During the oral argument, a contention was advanced by counsel for the Service that the respondent's statement of November 13, 1963 (Ex. 16) was taken in connection with the petition for naturalization which she had filed; that the proper procedure for the respondent's counsel would have been to take action in the naturalization court to quash the statement if he believed that there was a lack of due process; and that the question could not be raised collaterally in this rescission proceeding. Thereafter, both parties submitted briefs on this point. At the time of the interrogation on November 13, 1963, the respondent was advised that the proposed sworn statement related to her "presence in the United States" and nothing was said about her petition for naturalization (Tr. p. 139). In any event, we are not convinced that it would have been proper to dismiss the objections of the respondent's counsel on the technical ground suggested by the Service. We need not reach a definite conclusion concerning the matter since we have held above that the respondent's testimony of November 13, 1963 was properly received in evidence.

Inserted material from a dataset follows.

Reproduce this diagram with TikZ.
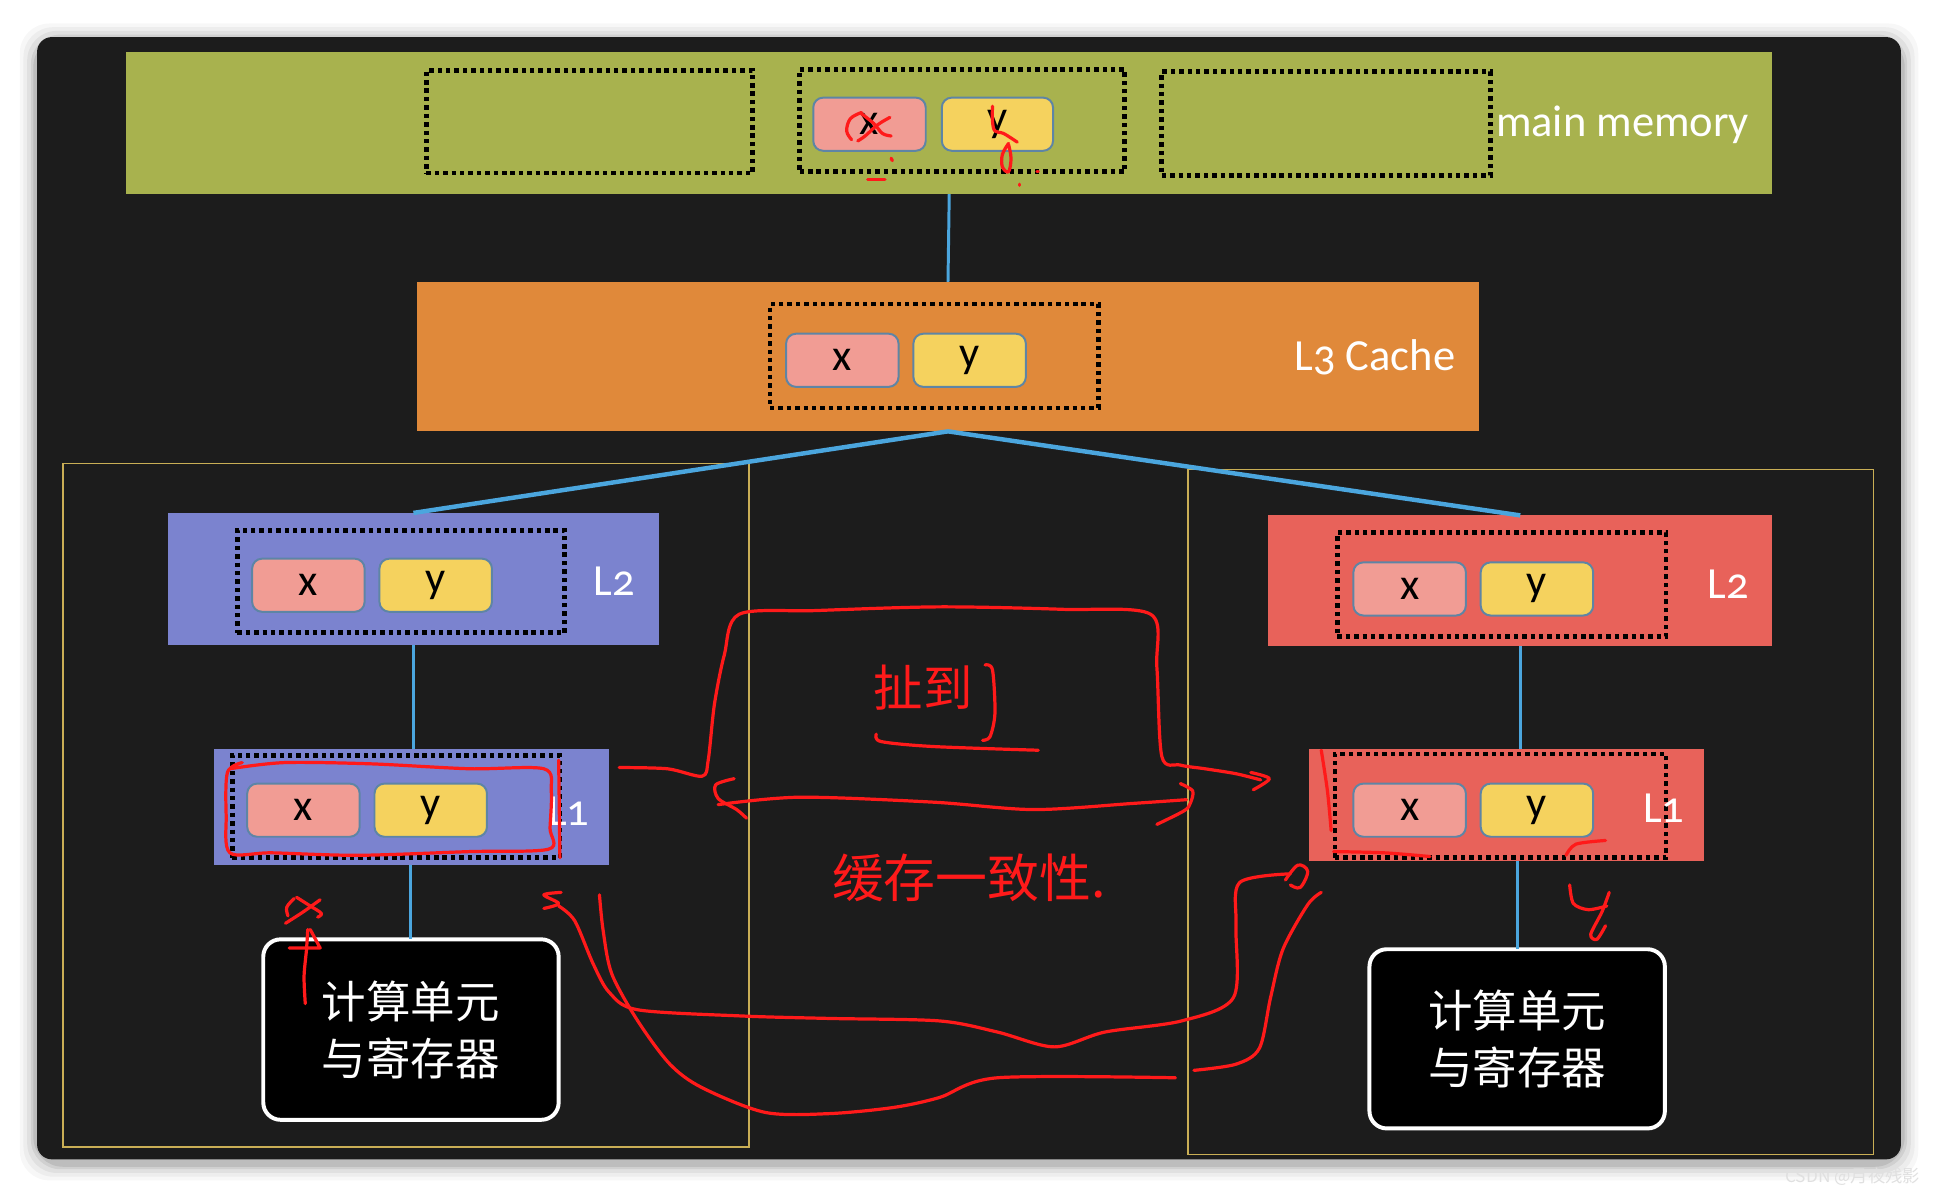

In view of the foregoing, we conclude that the respondent's marriage to Michael Argyros was merely a sham marriage entered into for the sole purpose of enabling her to evade the quota restrictions; that she was not eligible for adjustment of her immigration status under 8 U.S.C. 1255; and that the special inquiry officer's action in rescinding the adjustment of status was correct. Accordingly, the respondent's appeal will be dismissed.

ORDER: It is ordered that the appeal be and the same is hereby dismissed.